Avoid making any New Year Resolutions…! Research shows that most resolutions are broken within minutes of being made…! Most psychologists encourage the creation of new ‘positive’ habits that should to be practiced over a consistent period of time rather than making resolutions simply around stopping negative behaviour. Start with what ‘good looks like’ and factor in the true time it takes to make the change and make sure an appropriate reward is created for successful achievement.
Lower performance in January should not become the norm. Many people experience a slump in morale, motivation and subsequent productivity in January. This is a factor of the effects of a Christmas break, poor weather and just ‘getting going’ after the December excesses. Economists have suggested that the trading year is really only 11 months long because of the holiday season in August and December. We need to ensure that January is not added into an ever-increasing period of sloth and low productivity by ensuring that the workforce is fit, healthy and well. Even a small investment in health & wellbeing activity at a corporate level will have a dramatic and measureable impact on the performance of your workforce.
Make the most of the Budget cycle. For many organisations, this may be the final quarter of the budget cycle and with reductions in revenues and the need to drive greater budgetary accountability, now is the time to be thinking about how to measure the impact of the budget you hold and manage. Focus less on how to create budgetary ‘padding’ and create key measures of impact – it may just be the difference between success and failure for you this year.
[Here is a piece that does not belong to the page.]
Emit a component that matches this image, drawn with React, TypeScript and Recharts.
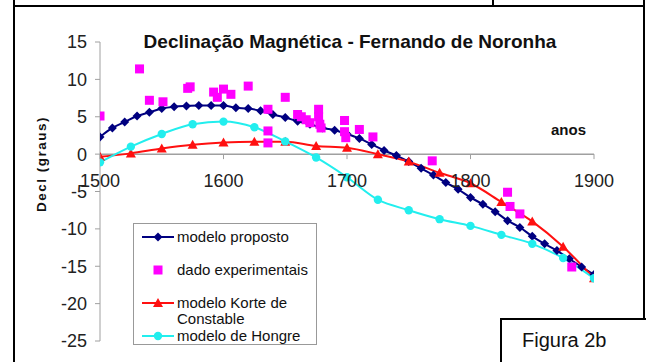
import React from "react"
import { ComposedChart, Line, Scatter, XAxis, YAxis, ReferenceLine } from "recharts"

// series
const YEARS_10 = [
  1500, 1510, 1520, 1530, 1540, 1550, 1560, 1570, 1580, 1590, 1600, 1610, 1620, 1630,
  1640, 1650, 1660, 1670, 1680, 1690, 1700, 1710, 1720, 1730, 1740, 1750, 1760, 1770,
  1780, 1790, 1800, 1810, 1820, 1830, 1840, 1850, 1860, 1870, 1880, 1890, 1900,
]
const PROPOSTO = [
  2.3, 3.5, 4.3, 5.1, 5.6, 6.1, 6.35, 6.45, 6.5, 6.5, 6.5, 6.2, 6.1, 5.8,
  5.3, 4.9, 4.4, 4.0, 3.5, 3.2, 2.7, 2.1, 1.3, 0.5, -0.2, -1.0, -1.9, -2.8,
  -3.8, -4.7, -5.8, -6.7, -7.7, -8.9, -9.8, -11.0, -12.0, -12.9, -14.0, -15.1, -16.1,
]

const YEARS_25 = [
  1500, 1525, 1550, 1575, 1600, 1625, 1650, 1675, 1700, 1725, 1750, 1775, 1800, 1825,
  1850, 1875, 1900,
]
const KORTE = [
  -0.35, 0.1, 0.75, 1.25, 1.55, 1.65, 1.65, 1.1, 0.85, 0.0, -1.0, -2.5, -3.9, -6.4,
  -9.0, -12.4, -16.6,
]
const HONGRE = [
  -1.1, 1.0, 2.7, 4.0, 4.35, 3.6, 1.7, -0.45, -3.1, -6.1, -7.5, -8.7, -9.6, -10.8,
  -12.0, -13.9, -16.6,
]

const EXP_YEARS = [
  1500, 1532, 1540, 1551, 1571, 1573, 1592, 1595, 1600, 1606, 1620, 1636, 1636, 1636,
  1650, 1660, 1663, 1667, 1670, 1677, 1677, 1678, 1679, 1698, 1698, 1699, 1710, 1721,
  1769, 1830, 1832, 1840, 1882,
]
const EXP_VALUES = [
  5.1, 11.4, 7.2, 7.0, 8.8, 9.0, 8.3, 7.6, 8.7, 8.0, 9.1, 6.0, 3.1, 1.5,
  7.6, 5.3, 5.0, 4.6, 4.2, 6.0, 5.0, 4.0, 3.5, 4.5, 3.0, 2.2, 3.3, 2.3,
  -0.9, -5.1, -7.0, -8.0, -15.1,
]

const X_TICKS = [1500, 1600, 1700, 1800, 1900]
const Y_TICKS = [15, 10, 5, 0, -5, -10, -15, -20, -25]

const proposto = YEARS_10.map((x, i) => ({ x, y: PROPOSTO[i] }))
const korte = YEARS_25.map((x, i) => ({ x, y: KORTE[i] }))
const hongre = YEARS_25.map((x, i) => ({ x, y: HONGRE[i] }))
const experimental = EXP_YEARS.map((x, i) => ({ x, y: EXP_VALUES[i] }))

const NAVY = "#000080"
const MAGENTA = "#FF00FF"
const RED = "#FF1010"
const CYAN = "#22EEEE"
const AXIS = "#A0A0A0"
const FONT = '"Liberation Sans", Arial, sans-serif'

const W = 646
const H = 362
const PLOT_TOP = 42
const PLOT_H = 299
const ZERO_Y = PLOT_TOP + (PLOT_H * 15) / 40

function diamond(cx: number, cy: number, r: number) {
  return `M${cx},${cy - r}L${cx + r},${cy}L${cx},${cy + r}L${cx - r},${cy}Z`
}
function triangle(cx: number, cy: number, r: number) {
  return `M${cx},${cy - r}L${cx + r},${cy + r * 0.8}L${cx - r},${cy + r * 0.8}Z`
}

function Marker({ kind, cx, cy }: { kind: string; cx: number; cy: number }) {
  if (kind === "diamond") return <path d={diamond(cx, cy, 4.5)} fill={NAVY} />
  if (kind === "square") return <rect x={cx - 4.5} y={cy - 4.5} width={9} height={9} fill={MAGENTA} />
  if (kind === "triangle") return <path d={triangle(cx, cy, 5)} fill={RED} />
  return <circle cx={cx} cy={cy} r={4.2} fill={CYAN} />
}

const LEGEND = [
  { label: "modelo proposto", color: NAVY, kind: "diamond", line: true, top: 13 },
  { label: "dado experimentais", color: MAGENTA, kind: "square", line: false, top: 46 },
  { label: "modelo Korte de", sub: "Constable", color: RED, kind: "triangle", line: true, top: 79 },
  { label: "modelo de Hongre", color: CYAN, kind: "circle", line: true, top: 112 },
]

function XTick({ x, payload }: any) {
  return (
    <g>
      <line x1={x} x2={x} y1={ZERO_Y} y2={ZERO_Y + 5} stroke={AXIS} />
      <text x={x} y={ZERO_Y + 33} textAnchor="middle" fill="#222" fontSize={18} fontFamily={FONT}>
        {payload.value}
      </text>
    </g>
  )
}

export default function App() {
  return (
    <div style={{ position: "absolute", left: 0, top: 0, width: W, height: H, background: "#fff", overflow: "hidden", fontFamily: FONT }}>
      <ComposedChart width={W} height={H} margin={{ top: PLOT_TOP, right: 52, bottom: 0, left: 0 }}>
        <XAxis
          dataKey="x"
          type="number"
          domain={[1500, 1900]}
          ticks={X_TICKS}
          height={21}
          axisLine={false}
          tickLine={false}
          tick={<XTick />}
          allowDataOverflow
        />
        <YAxis
          dataKey="y"
          type="number"
          domain={[-25, 15]}
          ticks={Y_TICKS}
          width={100}
          stroke={AXIS}
          tickSize={5}
          tickMargin={8}
          tick={{ fill: "#222", fontSize: 18, fontFamily: FONT }}
          allowDataOverflow
        />
        <ReferenceLine y={0} stroke={AXIS} strokeWidth={1.5} />
        <Line
          data={proposto}
          dataKey="y"
          type="monotone"
          stroke={NAVY}
          strokeWidth={2}
          isAnimationActive={false}
          dot={(p: any) => <Marker key={`p${p.index}`} kind="diamond" cx={p.cx} cy={p.cy} />}
        />
        <Scatter
          data={experimental}
          dataKey="y"
          isAnimationActive={false}
          shape={(p: any) => <Marker kind="square" cx={p.cx} cy={p.cy} />}
        />
        <Line
          data={korte}
          dataKey="y"
          type="monotone"
          stroke={RED}
          strokeWidth={2}
          isAnimationActive={false}
          dot={(p: any) => <Marker key={`k${p.index}`} kind="triangle" cx={p.cx} cy={p.cy} />}
        />
        <Line
          data={hongre}
          dataKey="y"
          type="monotone"
          stroke={CYAN}
          strokeWidth={2}
          isAnimationActive={false}
          dot={(p: any) => <Marker key={`h${p.index}`} kind="circle" cx={p.cx} cy={p.cy} />}
        />
      </ComposedChart>

      {/* frame of the page the figure was cut from */}
      <div style={{ position: "absolute", left: 13, top: 0, width: 2, height: H, background: "#000" }} />
      <div style={{ position: "absolute", left: 13, top: 5, width: 632, height: 2, background: "#000" }} />
      <div style={{ position: "absolute", left: 492, top: 0, width: 2, height: 6, background: "#000" }} />
      <div style={{ position: "absolute", left: 643, top: 0, width: 2, height: 319, background: "#000" }} />
      <div style={{ position: "absolute", left: 500, top: 318, width: 160, height: 60, border: "2px solid #000", background: "#fff" }}>
        <div style={{ position: "absolute", left: 20, top: 9, fontSize: 20, color: "#111" }}>Figura 2b</div>
      </div>

      <div style={{ position: "absolute", left: 0, width: 700, top: 31, textAlign: "center", fontWeight: "bold", fontSize: 19, color: "#111" }}>
        Declinação Magnética - Fernando de Noronha
      </div>
      <div style={{ position: "absolute", left: 551, top: 121, fontWeight: "bold", fontSize: 15, color: "#111" }}>anos</div>
      <div
        style={{
          position: "absolute",
          left: 41,
          top: 164,
          transform: "translate(-50%, -50%) rotate(-90deg)",
          whiteSpace: "nowrap",
          fontWeight: "bold",
          fontSize: 13.5,
          letterSpacing: 1.5,
          color: "#111",
        }}
      >
        Decl (graus)
      </div>

      <div style={{ position: "absolute", left: 133, top: 223, width: 182, height: 120, border: "1px solid #999", background: "#fff" }}>
        {LEGEND.map((item) => (
          <div key={item.label} style={{ position: "absolute", left: 0, top: item.top - 9, width: 182, height: 18 }}>
            <svg width={40} height={18} style={{ position: "absolute", left: 0, top: 0 }}>
              {item.line && <line x1={8} x2={40} y1={9} y2={9} stroke={item.color} strokeWidth={2} />}
              <Marker kind={item.kind} cx={24} cy={9} />
            </svg>
            <div style={{ position: "absolute", left: 43, top: 0, fontSize: 15, lineHeight: "18px", color: "#111", whiteSpace: "nowrap" }}>
              {item.label}
              {item.sub && <div style={{ lineHeight: "14px" }}>{item.sub}</div>}
            </div>
          </div>
        ))}
      </div>
    </div>
  )
}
Become more alive to the real world. There is no doubt that the external world appears to be getting tougher. Whether this is a product of media scare mongering or a reflection of some real seismic changes, everyone needs to be more commercially aware this year. Some simple precautions can help avoid a meltdown: Make your customer service appreciably better than the competition – even retailers have started to see that good products and great customer service make a difference on the bottom line of a business; Build a more flexible workforce – Hay Consultants report that employee satisfaction is likely to be less positive this year, but with less option to move externally, so the need to create flexible structures and increased opportunity needs to be part of any Talent Management or business strategy.
Change Management is back…! It’s debatable whether it went away, but the need for commercial awareness and the flexibility and innovative approaches needed to grow revenues in a tough climate means people need to be more personally resilient in order to make the need for constant change possible to realise. Developing emotional intelligence and mental toughness allied to improved health and wellbeing work together to create optimum performance in people. Popularised in books such as the “corporate Athlete’ we all need to be more comfortable with and in ourselves to ensure that we can welcome, accept and optimise the need for change.
Re-engage with relationships. The drive towards new technologies, social media and marketing has created workplaces where people often spend insufficient time building and optimising relationships. Most technology pundits agree that there is little new and exciting technology to buy in the short term before CES, so why not resist the urge to buy anything new and spend time getting to know co-workers and team members. Instead of sending an email to the person sitting in the next office, go and speak to them. After all, with all the great new technology set to launch later this year, it may be your only chance….!
Focus on Value. A popular saying goes thus: “they know the cost of everything, but the value of nothing”. With tightening budgets and the need for ‘more from less’, we need to ensure we have systems and processes in place to avoid cutting things which are easy to measure in terms of cost but which may deliver real value. Examples of excellent training and marketing initiatives being axed are starting to appear because the only measurable was the financial cost rather than a real appreciation of the value. This focus on the ‘wrong kpi’ can cost you the future of your company.